**EXERCISE DIRECTIONS**
Return the listing below unchanged, minus its pictures.
**** COLLECTED DATA
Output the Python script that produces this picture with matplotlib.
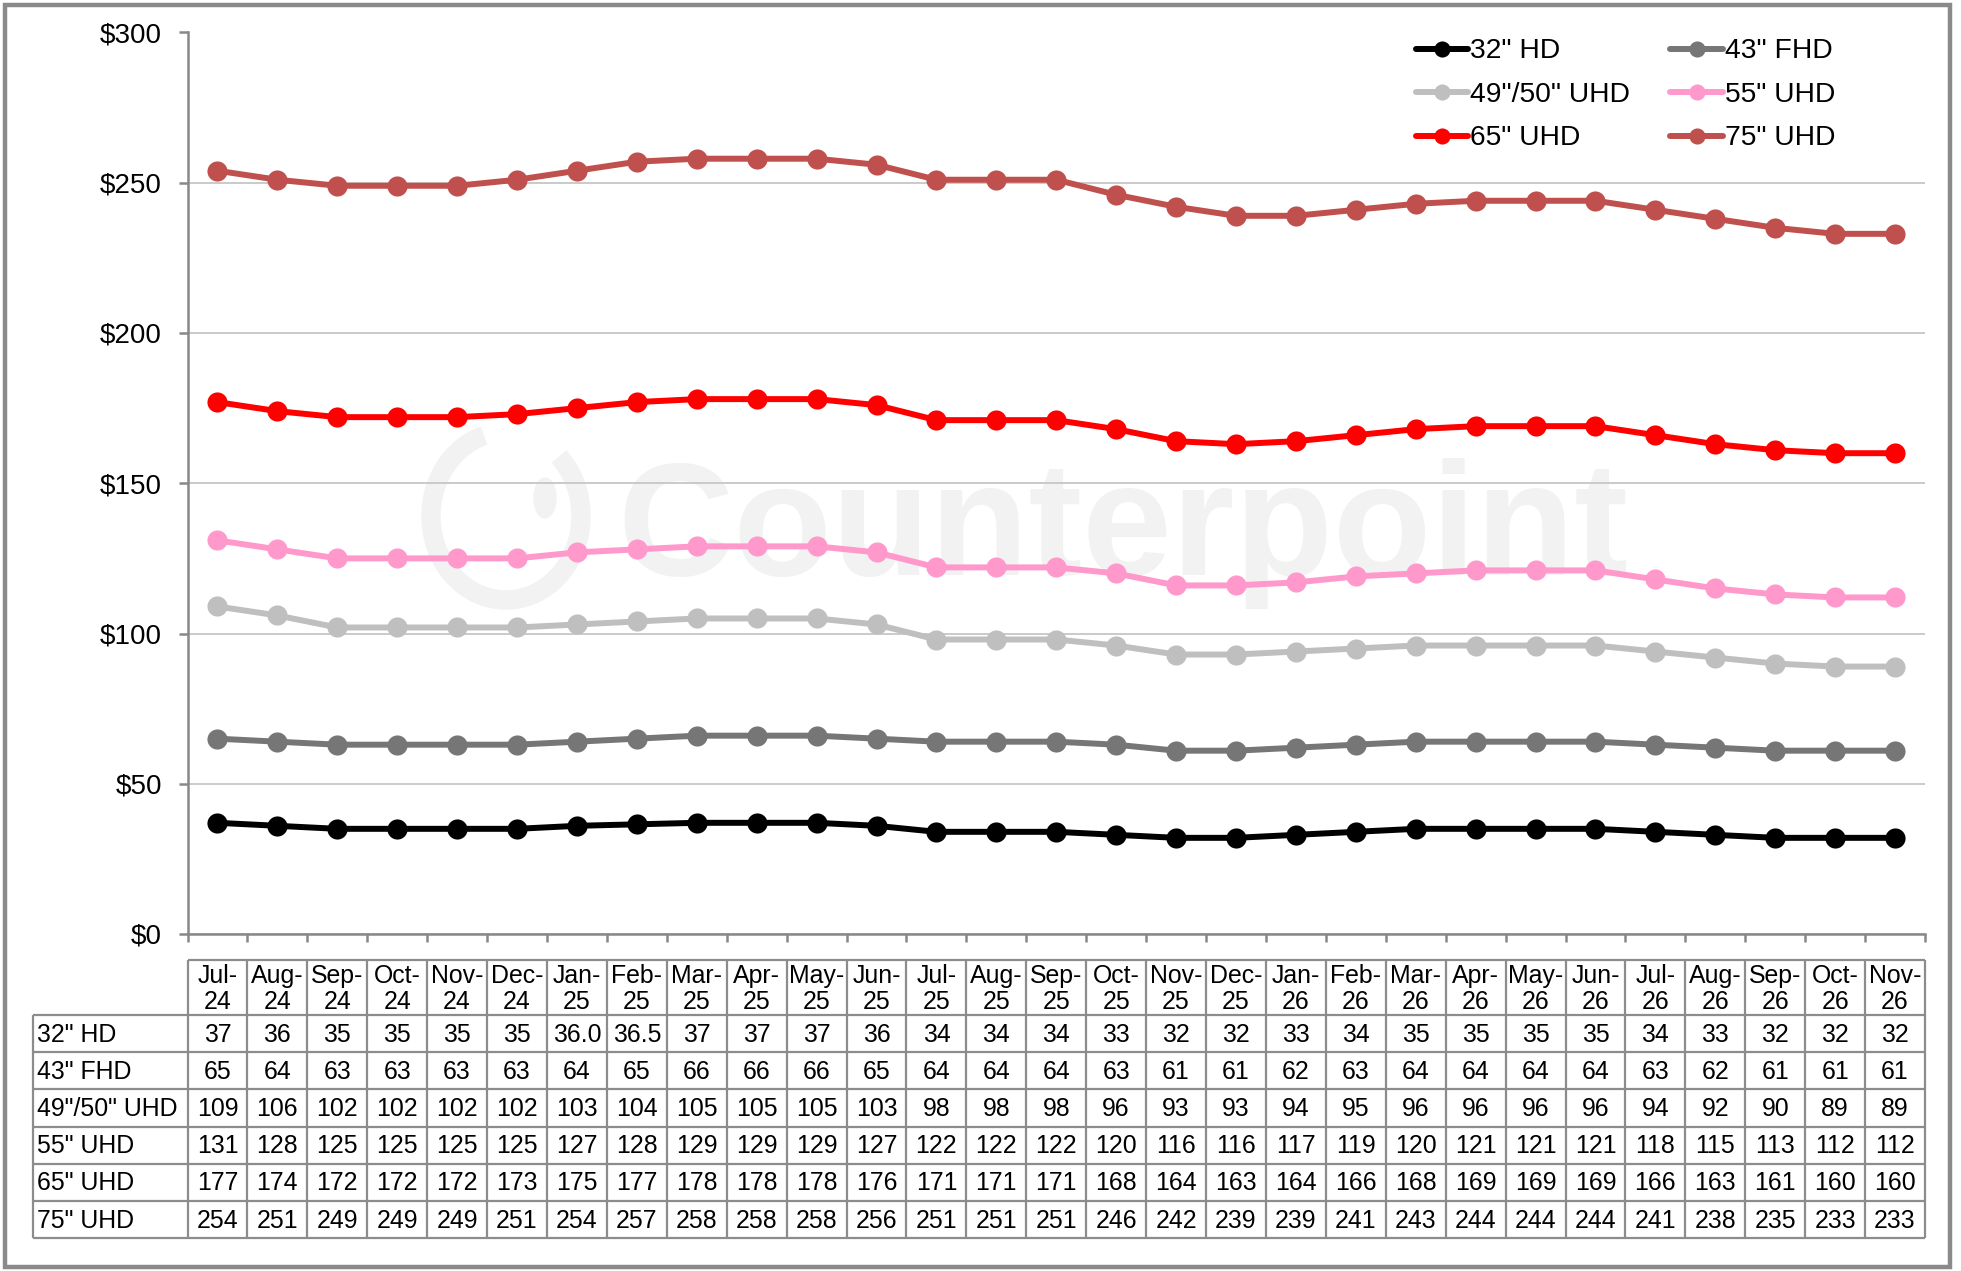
import matplotlib
matplotlib.use("Agg")
import matplotlib.pyplot as plt
from matplotlib.patches import Rectangle, Arc, Ellipse

# ---------------- data ----------------
months = ["Jul-24", "Aug-24", "Sep-24", "Oct-24", "Nov-24", "Dec-24",
          "Jan-25", "Feb-25", "Mar-25", "Apr-25", "May-25", "Jun-25",
          "Jul-25", "Aug-25", "Sep-25", "Oct-25", "Nov-25", "Dec-25",
          "Jan-26", "Feb-26", "Mar-26", "Apr-26", "May-26", "Jun-26",
          "Jul-26", "Aug-26", "Sep-26", "Oct-26", "Nov-26"]

series_names = ['32" HD', '43" FHD', '49"/50" UHD', '55" UHD', '65" UHD', '75" UHD']

hd32 = [37, 36, 35, 35, 35, 35, 36.0, 36.5, 37, 37, 37, 36, 34, 34, 34, 33, 32, 32,
        33, 34, 35, 35, 35, 35, 34, 33, 32, 32, 32]
hd32_labels = ["37", "36", "35", "35", "35", "35", "36.0", "36.5", "37", "37", "37", "36",
               "34", "34", "34", "33", "32", "32", "33", "34", "35", "35", "35", "35",
               "34", "33", "32", "32", "32"]
fhd43 = [65, 64, 63, 63, 63, 63, 64, 65, 66, 66, 66, 65, 64, 64, 64, 63, 61, 61,
         62, 63, 64, 64, 64, 64, 63, 62, 61, 61, 61]
uhd50 = [109, 106, 102, 102, 102, 102, 103, 104, 105, 105, 105, 103, 98, 98, 98, 96, 93, 93,
         94, 95, 96, 96, 96, 96, 94, 92, 90, 89, 89]
uhd55 = [131, 128, 125, 125, 125, 125, 127, 128, 129, 129, 129, 127, 122, 122, 122, 120, 116, 116,
         117, 119, 120, 121, 121, 121, 118, 115, 113, 112, 112]
uhd65 = [177, 174, 172, 172, 172, 173, 175, 177, 178, 178, 178, 176, 171, 171, 171, 168, 164, 163,
         164, 166, 168, 169, 169, 169, 166, 163, 161, 160, 160]
uhd75 = [254, 251, 249, 249, 249, 251, 254, 257, 258, 258, 258, 256, 251, 251, 251, 246, 242, 239,
         239, 241, 243, 244, 244, 244, 241, 238, 235, 233, 233]

y_ticks = [0, 50, 100, 150, 200, 250, 300]
y_tick_labels = ["$0", "$50", "$100", "$150", "$200", "$250", "$300"]

series_values = [hd32, fhd43, uhd50, uhd55, uhd65, uhd75]
series_labels = [hd32_labels] + [[str(v) for v in s] for s in series_values[1:]]
series_colors = ["#000000", "#767676", "#BFBFBF", "#FF99CC", "#FF0000", "#C0504D"]

n = len(hd32)

# ---------------- figure ----------------
W, H = 1961, 1271
plt.rcParams['font.family'] = ['Liberation Sans', 'DejaVu Sans']
fig = plt.figure(figsize=(W / 100, H / 100), dpi=100)

ax_left_px, ax_right_px = 187.5, 1925
ax_top_px, ax_bot_px = 32.5, 934
ax = fig.add_axes([ax_left_px / W, 1 - ax_bot_px / H,
                   (ax_right_px - ax_left_px) / W, (ax_bot_px - ax_top_px) / H])

grid_c = "#C6C6C6"
axis_c = "#888888"
wm_c = "#F2F2F2"

# watermark (behind gridlines and lines)
ax.text(1123 / W, 1 - 575 / H, "Counterpoint", fontsize=116, fontweight="bold",
        color=wm_c, ha="center", va="baseline", zorder=0.1,
        transform=fig.transFigure)
ax.add_patch(Arc((506 / W, 1 - 516 / H), 150 / W, 168 / H, theta1=100, theta2=420,
                 transform=fig.transFigure, lw=14, color=wm_c, zorder=0.1, clip_on=False))
ax.add_patch(Ellipse((545 / W, 1 - 498 / H), 22 / W, 40 / H,
                     transform=fig.transFigure, color=wm_c, zorder=0.1, clip_on=False))

x = list(range(n))
handles = []
for vals, name, col in zip(series_values, series_names, series_colors):
    h, = ax.plot(x, vals, color=col, lw=4.3, marker="o", markersize=14.5,
                 markeredgewidth=0, solid_joinstyle="round", solid_capstyle="round",
                 label=name, zorder=3, clip_on=False)
    handles.append(h)

ax.set_xlim(-0.5, n - 0.5)
ax.set_ylim(0, 300)
ax.set_yticks(y_ticks)
ax.set_yticklabels(y_tick_labels)
ax.set_xticks([i - 0.5 for i in range(n + 1)])
ax.set_xticklabels([])
ax.yaxis.grid(True, color=grid_c, lw=1.3)
ax.set_axisbelow(True)
for s in ["top", "right"]:
    ax.spines[s].set_visible(False)
for s in ["left", "bottom"]:
    ax.spines[s].set_color(axis_c)
    ax.spines[s].set_linewidth(1.8)
ax.tick_params(axis="y", direction="out", length=6.5, width=1.8, color=axis_c,
               pad=12, labelsize=20)
ax.tick_params(axis="x", direction="out", length=6, width=1.8, color=axis_c)

# legend (row-wise order: col1 = 32, 49/50, 65 ; col2 = 43, 55, 75)
order = [0, 2, 4, 1, 3, 5]
fig.legend([handles[i] for i in order], [series_names[i] for i in order],
           loc="upper left", bbox_to_anchor=(1416 / W, 1 - 38.5 / H),
           bbox_transform=fig.transFigure, ncol=2, frameon=False,
           fontsize=20.3, handlelength=1.85, handletextpad=0.08,
           labelspacing=0.62, columnspacing=1.42, borderpad=0, borderaxespad=0,
           markerscale=0.8)

# ---------------- data table ----------------
col_w_px = (ax_right_px - ax_left_px) / n
lab_left_px = 33.5
LW = (ax_left_px - lab_left_px) / col_w_px  # label column width in column units
tab_top_px, hdr_h, row_h = 960, 55, 37.2
tab_h = hdr_h + row_h * len(series_names)
tax = fig.add_axes([lab_left_px / W, 1 - (tab_top_px + tab_h) / H,
                    (ax_right_px - lab_left_px) / W, tab_h / H])
tax.set_xlim(-0.5 - LW, n - 0.5)
tax.set_ylim(tab_h, 0)
tax.axis("off")

line_c = "#8C8C8C"
lw_t = 1.6
x0, x1 = -0.5 - LW, n - 0.5
tax.hlines(0, -0.5, x1, color=line_c, lw=lw_t, clip_on=False)
tax.vlines([i - 0.5 for i in range(n + 1)], 0, tab_h, color=line_c, lw=lw_t, clip_on=False)
tax.vlines([x0], hdr_h, tab_h, color=line_c, lw=lw_t, clip_on=False)
row_ys = [hdr_h + k * row_h for k in range(len(series_names) + 1)]
tax.hlines(row_ys, x0, x1, color=line_c, lw=lw_t, clip_on=False)

tfs = 17.9
for i, m in enumerate(months):
    mon, yr = m.split("-")
    tax.text(i, hdr_h / 2 + 1.5, f"{mon}-\n{yr}", ha="center", va="center",
             fontsize=tfs, linespacing=1.15)
for r, (name, labs) in enumerate(zip(series_names, series_labels)):
    yc = hdr_h + (r + 0.5) * row_h + 1
    tax.text(x0 + 0.06, yc, name, ha="left", va="center", fontsize=tfs)
    for i, t in enumerate(labs):
        tax.text(i, yc, t, ha="center", va="center", fontsize=tfs)

# outer frame
fig.patches.append(Rectangle((4.5 / W, 4.5 / H), (1950 - 4.5) / W, (1266 - 4.5) / H,
                             transform=fig.transFigure, fill=False,
                             edgecolor="#8A8A8A", lw=3.2, zorder=10))

fig.savefig("out.png", dpi=100)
********
**ANSWER TO THIS PROBLEM**
Output the Python script that produces this picture with matplotlib.
import matplotlib
matplotlib.use("Agg")
import matplotlib.pyplot as plt
from matplotlib.patches import Rectangle, Arc, Ellipse

# ---------------- data ----------------
months = ["Jul-24", "Aug-24", "Sep-24", "Oct-24", "Nov-24", "Dec-24",
          "Jan-25", "Feb-25", "Mar-25", "Apr-25", "May-25", "Jun-25",
          "Jul-25", "Aug-25", "Sep-25", "Oct-25", "Nov-25", "Dec-25",
          "Jan-26", "Feb-26", "Mar-26", "Apr-26", "May-26", "Jun-26",
          "Jul-26", "Aug-26", "Sep-26", "Oct-26", "Nov-26"]

series_names = ['32" HD', '43" FHD', '49"/50" UHD', '55" UHD', '65" UHD', '75" UHD']

hd32 = [37, 36, 35, 35, 35, 35, 36.0, 36.5, 37, 37, 37, 36, 34, 34, 34, 33, 32, 32,
        33, 34, 35, 35, 35, 35, 34, 33, 32, 32, 32]
hd32_labels = ["37", "36", "35", "35", "35", "35", "36.0", "36.5", "37", "37", "37", "36",
               "34", "34", "34", "33", "32", "32", "33", "34", "35", "35", "35", "35",
               "34", "33", "32", "32", "32"]
fhd43 = [65, 64, 63, 63, 63, 63, 64, 65, 66, 66, 66, 65, 64, 64, 64, 63, 61, 61,
         62, 63, 64, 64, 64, 64, 63, 62, 61, 61, 61]
uhd50 = [109, 106, 102, 102, 102, 102, 103, 104, 105, 105, 105, 103, 98, 98, 98, 96, 93, 93,
         94, 95, 96, 96, 96, 96, 94, 92, 90, 89, 89]
uhd55 = [131, 128, 125, 125, 125, 125, 127, 128, 129, 129, 129, 127, 122, 122, 122, 120, 116, 116,
         117, 119, 120, 121, 121, 121, 118, 115, 113, 112, 112]
uhd65 = [177, 174, 172, 172, 172, 173, 175, 177, 178, 178, 178, 176, 171, 171, 171, 168, 164, 163,
         164, 166, 168, 169, 169, 169, 166, 163, 161, 160, 160]
uhd75 = [254, 251, 249, 249, 249, 251, 254, 257, 258, 258, 258, 256, 251, 251, 251, 246, 242, 239,
         239, 241, 243, 244, 244, 244, 241, 238, 235, 233, 233]

y_ticks = [0, 50, 100, 150, 200, 250, 300]
y_tick_labels = ["$0", "$50", "$100", "$150", "$200", "$250", "$300"]

series_values = [hd32, fhd43, uhd50, uhd55, uhd65, uhd75]
series_labels = [hd32_labels] + [[str(v) for v in s] for s in series_values[1:]]
series_colors = ["#000000", "#767676", "#BFBFBF", "#FF99CC", "#FF0000", "#C0504D"]

n = len(hd32)

# ---------------- figure ----------------
W, H = 1961, 1271
plt.rcParams['font.family'] = ['Liberation Sans', 'DejaVu Sans']
fig = plt.figure(figsize=(W / 100, H / 100), dpi=100)

ax_left_px, ax_right_px = 187.5, 1925
ax_top_px, ax_bot_px = 32.5, 934
ax = fig.add_axes([ax_left_px / W, 1 - ax_bot_px / H,
                   (ax_right_px - ax_left_px) / W, (ax_bot_px - ax_top_px) / H])

grid_c = "#C6C6C6"
axis_c = "#888888"
wm_c = "#F2F2F2"

# watermark (behind gridlines and lines)
ax.text(1123 / W, 1 - 575 / H, "Counterpoint", fontsize=116, fontweight="bold",
        color=wm_c, ha="center", va="baseline", zorder=0.1,
        transform=fig.transFigure)
ax.add_patch(Arc((506 / W, 1 - 516 / H), 150 / W, 168 / H, theta1=100, theta2=420,
                 transform=fig.transFigure, lw=14, color=wm_c, zorder=0.1, clip_on=False))
ax.add_patch(Ellipse((545 / W, 1 - 498 / H), 22 / W, 40 / H,
                     transform=fig.transFigure, color=wm_c, zorder=0.1, clip_on=False))

x = list(range(n))
handles = []
for vals, name, col in zip(series_values, series_names, series_colors):
    h, = ax.plot(x, vals, color=col, lw=4.3, marker="o", markersize=14.5,
                 markeredgewidth=0, solid_joinstyle="round", solid_capstyle="round",
                 label=name, zorder=3, clip_on=False)
    handles.append(h)

ax.set_xlim(-0.5, n - 0.5)
ax.set_ylim(0, 300)
ax.set_yticks(y_ticks)
ax.set_yticklabels(y_tick_labels)
ax.set_xticks([i - 0.5 for i in range(n + 1)])
ax.set_xticklabels([])
ax.yaxis.grid(True, color=grid_c, lw=1.3)
ax.set_axisbelow(True)
for s in ["top", "right"]:
    ax.spines[s].set_visible(False)
for s in ["left", "bottom"]:
    ax.spines[s].set_color(axis_c)
    ax.spines[s].set_linewidth(1.8)
ax.tick_params(axis="y", direction="out", length=6.5, width=1.8, color=axis_c,
               pad=12, labelsize=20)
ax.tick_params(axis="x", direction="out", length=6, width=1.8, color=axis_c)

# legend (row-wise order: col1 = 32, 49/50, 65 ; col2 = 43, 55, 75)
order = [0, 2, 4, 1, 3, 5]
fig.legend([handles[i] for i in order], [series_names[i] for i in order],
           loc="upper left", bbox_to_anchor=(1416 / W, 1 - 38.5 / H),
           bbox_transform=fig.transFigure, ncol=2, frameon=False,
           fontsize=20.3, handlelength=1.85, handletextpad=0.08,
           labelspacing=0.62, columnspacing=1.42, borderpad=0, borderaxespad=0,
           markerscale=0.8)

# ---------------- data table ----------------
col_w_px = (ax_right_px - ax_left_px) / n
lab_left_px = 33.5
LW = (ax_left_px - lab_left_px) / col_w_px  # label column width in column units
tab_top_px, hdr_h, row_h = 960, 55, 37.2
tab_h = hdr_h + row_h * len(series_names)
tax = fig.add_axes([lab_left_px / W, 1 - (tab_top_px + tab_h) / H,
                    (ax_right_px - lab_left_px) / W, tab_h / H])
tax.set_xlim(-0.5 - LW, n - 0.5)
tax.set_ylim(tab_h, 0)
tax.axis("off")

line_c = "#8C8C8C"
lw_t = 1.6
x0, x1 = -0.5 - LW, n - 0.5
tax.hlines(0, -0.5, x1, color=line_c, lw=lw_t, clip_on=False)
tax.vlines([i - 0.5 for i in range(n + 1)], 0, tab_h, color=line_c, lw=lw_t, clip_on=False)
tax.vlines([x0], hdr_h, tab_h, color=line_c, lw=lw_t, clip_on=False)
row_ys = [hdr_h + k * row_h for k in range(len(series_names) + 1)]
tax.hlines(row_ys, x0, x1, color=line_c, lw=lw_t, clip_on=False)

tfs = 17.9
for i, m in enumerate(months):
    mon, yr = m.split("-")
    tax.text(i, hdr_h / 2 + 1.5, f"{mon}-\n{yr}", ha="center", va="center",
             fontsize=tfs, linespacing=1.15)
for r, (name, labs) in enumerate(zip(series_names, series_labels)):
    yc = hdr_h + (r + 0.5) * row_h + 1
    tax.text(x0 + 0.06, yc, name, ha="left", va="center", fontsize=tfs)
    for i, t in enumerate(labs):
        tax.text(i, yc, t, ha="center", va="center", fontsize=tfs)

# outer frame
fig.patches.append(Rectangle((4.5 / W, 4.5 / H), (1950 - 4.5) / W, (1266 - 4.5) / H,
                             transform=fig.transFigure, fill=False,
                             edgecolor="#8A8A8A", lw=3.2, zorder=10))

fig.savefig("out.png", dpi=100)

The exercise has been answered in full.